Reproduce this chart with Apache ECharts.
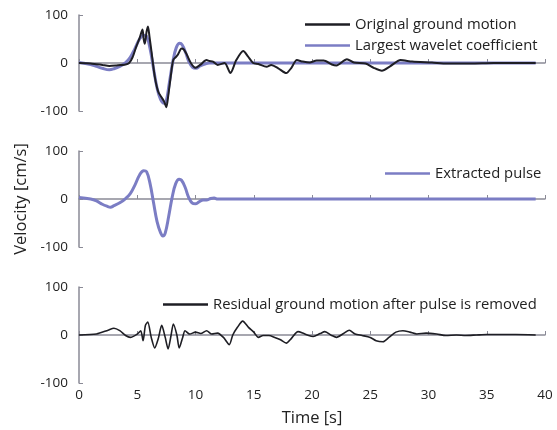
<!DOCTYPE html>
<html>
<head>
<meta charset="utf-8">
<script src="https://cdn.jsdelivr.net/npm/echarts@6/dist/echarts.min.js"></script>
<style>html,body{margin:0;padding:0;background:#fff}#c{width:557px;height:430px}</style>
</head>
<body>
<div id="c"></div>
<script>
// Time [s], velocity [cm/s]
const original = [[0,0],[1,-1],[2,-4],[2.6,-6],[3.2,-5],[4,-3],[4.3,0],[4.6,12],[4.9,33],[5.2,52],[5.45,70],[5.55,50],[5.65,40],[5.8,65],[5.92,76],[6.05,55],[6.2,28],[6.5,-28],[6.8,-60],[7.1,-72],[7.3,-80],[7.5,-92],[7.65,-70],[7.8,-42],[8.0,-5],[8.1,7],[8.3,12],[8.5,18],[8.8,30],[9.0,28],[9.2,20],[9.6,0],[10.0,-10],[10.4,-4],[10.95,6],[11.2,4],[11.5,3],[11.9,-4],[12.5,0],[13.0,-21],[13.5,6],[14.1,25],[14.5,14],[14.95,0],[15.4,-2],[16.1,-8],[16.5,-4],[17.1,-11],[17.8,-21],[18.2,-11],[18.7,6],[19.2,3],[19.8,1],[20.4,5],[21.0,5],[21.7,-3],[22.1,-5],[23.0,8],[23.6,1],[24.6,-1],[25.3,-10],[26.0,-16],[26.7,-7],[27.6,6],[28.6,3],[30.3,1],[31.6,-1],[33.6,-1],[35.6,0],[37.5,0],[39.2,0]];
const wavelet = [[0,1],[1,-3],[1.5,-7],[2,-11],[2.6,-14],[3,-12],[3.5,-7],[4,1],[4.4,12],[4.8,30],[5.2,50],[5.55,58],[5.8,56],[6.1,30],[6.4,-12],[6.7,-52],[7.0,-76],[7.3,-84],[7.5,-78],[7.75,-42],[8.05,2],[8.35,32],[8.65,41],[8.85,38],[9.15,22],[9.45,2],[9.75,-9],[10.05,-11],[10.4,-6],[10.8,-2],[11.2,0],[12,0],[20,0],[30,0],[39.2,0]];
const pulse = [[0,3],[1,0],[1.5,-4],[2,-11],[2.4,-15],[2.7,-17],[3,-14],[3.5,-8],[4,1],[4.4,11],[4.8,29],[5.2,50],[5.55,59],[5.8,57],[6.1,32],[6.4,-8],[6.7,-47],[7.0,-70],[7.2,-77],[7.4,-71],[7.7,-36],[8.0,4],[8.3,32],[8.6,41],[8.8,39],[9.1,25],[9.4,4],[9.7,-8],[10.0,-10],[10.3,-6],[10.65,-2],[10.95,-2],[11.3,1],[11.6,2],[11.9,0],[12.4,0],[20,0],[30,0],[39.2,0]];
const residual = [[0,0],[1.5,2],[2.5,10],[3,14],[3.5,9],[4,-1],[4.4,-5],[5,2],[5.3,9],[5.5,-12],[5.7,20],[5.9,27],[6.2,-5],[6.5,-27],[6.8,-8],[7.1,20],[7.4,-5],[7.65,-29],[7.9,-1],[8.1,23],[8.4,0],[8.6,-27],[8.9,-5],[9.1,9],[9.5,2],[10,6],[10.45,3],[10.95,9],[11.4,2],[11.9,4],[12.4,-5],[12.9,-20],[13.2,0],[13.6,16],[14.05,29],[14.55,16],[15.0,6],[15.4,-5],[15.8,-1],[16.3,-1],[16.8,-5],[17.3,-10],[17.8,-17],[18.2,-8],[18.8,7],[19.3,3],[19.6,0],[20.1,-3],[20.7,3],[21.1,7],[21.7,-1],[22.1,-5],[22.7,3],[23.2,10],[23.7,2],[24.3,-1],[25.0,-5],[25.5,-12],[26.1,-14],[26.6,-5],[27.2,6],[27.8,9],[28.4,6],[29.0,2],[29.8,4],[30.7,2],[31.5,-1],[32.4,0],[33.2,-1],[34.1,0],[35.0,1],[36.1,1],[37.5,1],[39.2,0]];
const xTicks = {min: 0, max: 40, interval: 5};
const yTicks = {min: -100, max: 100, interval: 100};
const names = ['Original ground motion','Largest wavelet coefficient','Extracted pulse','Residual ground motion after pulse is removed'];

const FONT = '"Open Sans"';
const AX = '#8a8a96';
const BLACK = '#1e1e24';
const PURPLE = '#7b7dc4';

function xAxis(i, labels) {
  return {
    type: 'value', gridIndex: i, min: xTicks.min, max: xTicks.max, interval: xTicks.interval,
    axisLine: {show: true, lineStyle: {color: AX, width: 1.5}},
    axisTick: {show: true, inside: true, length: 4, lineStyle: {color: AX}},
    axisLabel: {show: labels, color: '#222', fontFamily: FONT, fontSize: 13.5, margin: 5},
    splitLine: {show: false},
    name: labels ? 'Time [s]' : '', nameLocation: 'middle', nameGap: 27,
    nameTextStyle: {color: '#222', fontFamily: FONT, fontSize: 16.5}
  };
}
function yAxis(i, name) {
  return {
    type: 'value', gridIndex: i, min: yTicks.min, max: yTicks.max, interval: yTicks.interval,
    axisLine: {show: true, lineStyle: {color: AX, width: 1.5}},
    axisTick: {show: true, inside: true, length: 4, lineStyle: {color: AX}},
    axisLabel: {color: '#222', fontFamily: FONT, fontSize: 13.5, margin: 11},
    splitLine: {show: false},
    name: name || '', nameLocation: 'middle', nameGap: 37,
    nameTextStyle: {color: '#222', fontFamily: FONT, fontSize: 16.5}
  };
}
const legendText = {color: '#222', fontFamily: FONT, fontSize: 14.8};
const legendBase = {icon: 'rect', itemWidth: 45, itemHeight: 2.5, textStyle: legendText};

const option = {
  animation: false,
  grid: [
    {left: 79, right: 12, top: 15, height: 96},
    {left: 79, right: 12, top: 151, height: 96},
    {left: 79, right: 12, top: 287, height: 96}
  ],
  xAxis: [xAxis(0, false), xAxis(1, false), xAxis(2, true)],
  yAxis: [yAxis(0), yAxis(1, 'Velocity [cm/s]'), yAxis(2)],
  legend: [
    Object.assign({data: [names[0], names[1]], orient: 'vertical', left: 300, top: 12, itemGap: 6}, legendBase),
    Object.assign({data: [names[2]], left: 380, top: 161}, legendBase),
    Object.assign({data: [names[3]], left: 158, top: 292, itemWidth: 42}, legendBase)
  ],
  series: [
    {name: names[0], type: 'line', xAxisIndex: 0, yAxisIndex: 0, data: original, showSymbol: false, symbol: 'none', smooth: 0.25, z: 3,
     color: BLACK, lineStyle: {color: BLACK, width: 2}},
    {name: names[1], type: 'line', xAxisIndex: 0, yAxisIndex: 0, data: wavelet, showSymbol: false, symbol: 'none', smooth: 0.4, z: 2,
     color: PURPLE, lineStyle: {color: PURPLE, width: 3}},
    {name: names[2], type: 'line', xAxisIndex: 1, yAxisIndex: 1, data: pulse, showSymbol: false, symbol: 'none', smooth: 0.4,
     color: PURPLE, lineStyle: {color: PURPLE, width: 3}},
    {name: names[3], type: 'line', xAxisIndex: 2, yAxisIndex: 2, data: residual, showSymbol: false, symbol: 'none', smooth: 0.25,
     color: BLACK, lineStyle: {color: BLACK, width: 1.6}}
  ]
};
const chart = echarts.init(document.getElementById('c'), null, {renderer: 'canvas'});
chart.setOption(option);
</script>
</body>
</html>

**Requirements**
Transcribe all the data word for word; the images stay out.

**Result below**
Reproduce this chart with Apache ECharts.
<!DOCTYPE html>
<html>
<head>
<meta charset="utf-8">
<script src="https://cdn.jsdelivr.net/npm/echarts@6/dist/echarts.min.js"></script>
<style>html,body{margin:0;padding:0;background:#fff}#c{width:557px;height:430px}</style>
</head>
<body>
<div id="c"></div>
<script>
// Time [s], velocity [cm/s]
const original = [[0,0],[1,-1],[2,-4],[2.6,-6],[3.2,-5],[4,-3],[4.3,0],[4.6,12],[4.9,33],[5.2,52],[5.45,70],[5.55,50],[5.65,40],[5.8,65],[5.92,76],[6.05,55],[6.2,28],[6.5,-28],[6.8,-60],[7.1,-72],[7.3,-80],[7.5,-92],[7.65,-70],[7.8,-42],[8.0,-5],[8.1,7],[8.3,12],[8.5,18],[8.8,30],[9.0,28],[9.2,20],[9.6,0],[10.0,-10],[10.4,-4],[10.95,6],[11.2,4],[11.5,3],[11.9,-4],[12.5,0],[13.0,-21],[13.5,6],[14.1,25],[14.5,14],[14.95,0],[15.4,-2],[16.1,-8],[16.5,-4],[17.1,-11],[17.8,-21],[18.2,-11],[18.7,6],[19.2,3],[19.8,1],[20.4,5],[21.0,5],[21.7,-3],[22.1,-5],[23.0,8],[23.6,1],[24.6,-1],[25.3,-10],[26.0,-16],[26.7,-7],[27.6,6],[28.6,3],[30.3,1],[31.6,-1],[33.6,-1],[35.6,0],[37.5,0],[39.2,0]];
const wavelet = [[0,1],[1,-3],[1.5,-7],[2,-11],[2.6,-14],[3,-12],[3.5,-7],[4,1],[4.4,12],[4.8,30],[5.2,50],[5.55,58],[5.8,56],[6.1,30],[6.4,-12],[6.7,-52],[7.0,-76],[7.3,-84],[7.5,-78],[7.75,-42],[8.05,2],[8.35,32],[8.65,41],[8.85,38],[9.15,22],[9.45,2],[9.75,-9],[10.05,-11],[10.4,-6],[10.8,-2],[11.2,0],[12,0],[20,0],[30,0],[39.2,0]];
const pulse = [[0,3],[1,0],[1.5,-4],[2,-11],[2.4,-15],[2.7,-17],[3,-14],[3.5,-8],[4,1],[4.4,11],[4.8,29],[5.2,50],[5.55,59],[5.8,57],[6.1,32],[6.4,-8],[6.7,-47],[7.0,-70],[7.2,-77],[7.4,-71],[7.7,-36],[8.0,4],[8.3,32],[8.6,41],[8.8,39],[9.1,25],[9.4,4],[9.7,-8],[10.0,-10],[10.3,-6],[10.65,-2],[10.95,-2],[11.3,1],[11.6,2],[11.9,0],[12.4,0],[20,0],[30,0],[39.2,0]];
const residual = [[0,0],[1.5,2],[2.5,10],[3,14],[3.5,9],[4,-1],[4.4,-5],[5,2],[5.3,9],[5.5,-12],[5.7,20],[5.9,27],[6.2,-5],[6.5,-27],[6.8,-8],[7.1,20],[7.4,-5],[7.65,-29],[7.9,-1],[8.1,23],[8.4,0],[8.6,-27],[8.9,-5],[9.1,9],[9.5,2],[10,6],[10.45,3],[10.95,9],[11.4,2],[11.9,4],[12.4,-5],[12.9,-20],[13.2,0],[13.6,16],[14.05,29],[14.55,16],[15.0,6],[15.4,-5],[15.8,-1],[16.3,-1],[16.8,-5],[17.3,-10],[17.8,-17],[18.2,-8],[18.8,7],[19.3,3],[19.6,0],[20.1,-3],[20.7,3],[21.1,7],[21.7,-1],[22.1,-5],[22.7,3],[23.2,10],[23.7,2],[24.3,-1],[25.0,-5],[25.5,-12],[26.1,-14],[26.6,-5],[27.2,6],[27.8,9],[28.4,6],[29.0,2],[29.8,4],[30.7,2],[31.5,-1],[32.4,0],[33.2,-1],[34.1,0],[35.0,1],[36.1,1],[37.5,1],[39.2,0]];
const xTicks = {min: 0, max: 40, interval: 5};
const yTicks = {min: -100, max: 100, interval: 100};
const names = ['Original ground motion','Largest wavelet coefficient','Extracted pulse','Residual ground motion after pulse is removed'];

const FONT = '"Open Sans"';
const AX = '#8a8a96';
const BLACK = '#1e1e24';
const PURPLE = '#7b7dc4';

function xAxis(i, labels) {
  return {
    type: 'value', gridIndex: i, min: xTicks.min, max: xTicks.max, interval: xTicks.interval,
    axisLine: {show: true, lineStyle: {color: AX, width: 1.5}},
    axisTick: {show: true, inside: true, length: 4, lineStyle: {color: AX}},
    axisLabel: {show: labels, color: '#222', fontFamily: FONT, fontSize: 13.5, margin: 5},
    splitLine: {show: false},
    name: labels ? 'Time [s]' : '', nameLocation: 'middle', nameGap: 27,
    nameTextStyle: {color: '#222', fontFamily: FONT, fontSize: 16.5}
  };
}
function yAxis(i, name) {
  return {
    type: 'value', gridIndex: i, min: yTicks.min, max: yTicks.max, interval: yTicks.interval,
    axisLine: {show: true, lineStyle: {color: AX, width: 1.5}},
    axisTick: {show: true, inside: true, length: 4, lineStyle: {color: AX}},
    axisLabel: {color: '#222', fontFamily: FONT, fontSize: 13.5, margin: 11},
    splitLine: {show: false},
    name: name || '', nameLocation: 'middle', nameGap: 37,
    nameTextStyle: {color: '#222', fontFamily: FONT, fontSize: 16.5}
  };
}
const legendText = {color: '#222', fontFamily: FONT, fontSize: 14.8};
const legendBase = {icon: 'rect', itemWidth: 45, itemHeight: 2.5, textStyle: legendText};

const option = {
  animation: false,
  grid: [
    {left: 79, right: 12, top: 15, height: 96},
    {left: 79, right: 12, top: 151, height: 96},
    {left: 79, right: 12, top: 287, height: 96}
  ],
  xAxis: [xAxis(0, false), xAxis(1, false), xAxis(2, true)],
  yAxis: [yAxis(0), yAxis(1, 'Velocity [cm/s]'), yAxis(2)],
  legend: [
    Object.assign({data: [names[0], names[1]], orient: 'vertical', left: 300, top: 12, itemGap: 6}, legendBase),
    Object.assign({data: [names[2]], left: 380, top: 161}, legendBase),
    Object.assign({data: [names[3]], left: 158, top: 292, itemWidth: 42}, legendBase)
  ],
  series: [
    {name: names[0], type: 'line', xAxisIndex: 0, yAxisIndex: 0, data: original, showSymbol: false, symbol: 'none', smooth: 0.25, z: 3,
     color: BLACK, lineStyle: {color: BLACK, width: 2}},
    {name: names[1], type: 'line', xAxisIndex: 0, yAxisIndex: 0, data: wavelet, showSymbol: false, symbol: 'none', smooth: 0.4, z: 2,
     color: PURPLE, lineStyle: {color: PURPLE, width: 3}},
    {name: names[2], type: 'line', xAxisIndex: 1, yAxisIndex: 1, data: pulse, showSymbol: false, symbol: 'none', smooth: 0.4,
     color: PURPLE, lineStyle: {color: PURPLE, width: 3}},
    {name: names[3], type: 'line', xAxisIndex: 2, yAxisIndex: 2, data: residual, showSymbol: false, symbol: 'none', smooth: 0.25,
     color: BLACK, lineStyle: {color: BLACK, width: 1.6}}
  ]
};
const chart = echarts.init(document.getElementById('c'), null, {renderer: 'canvas'});
chart.setOption(option);
</script>
</body>
</html>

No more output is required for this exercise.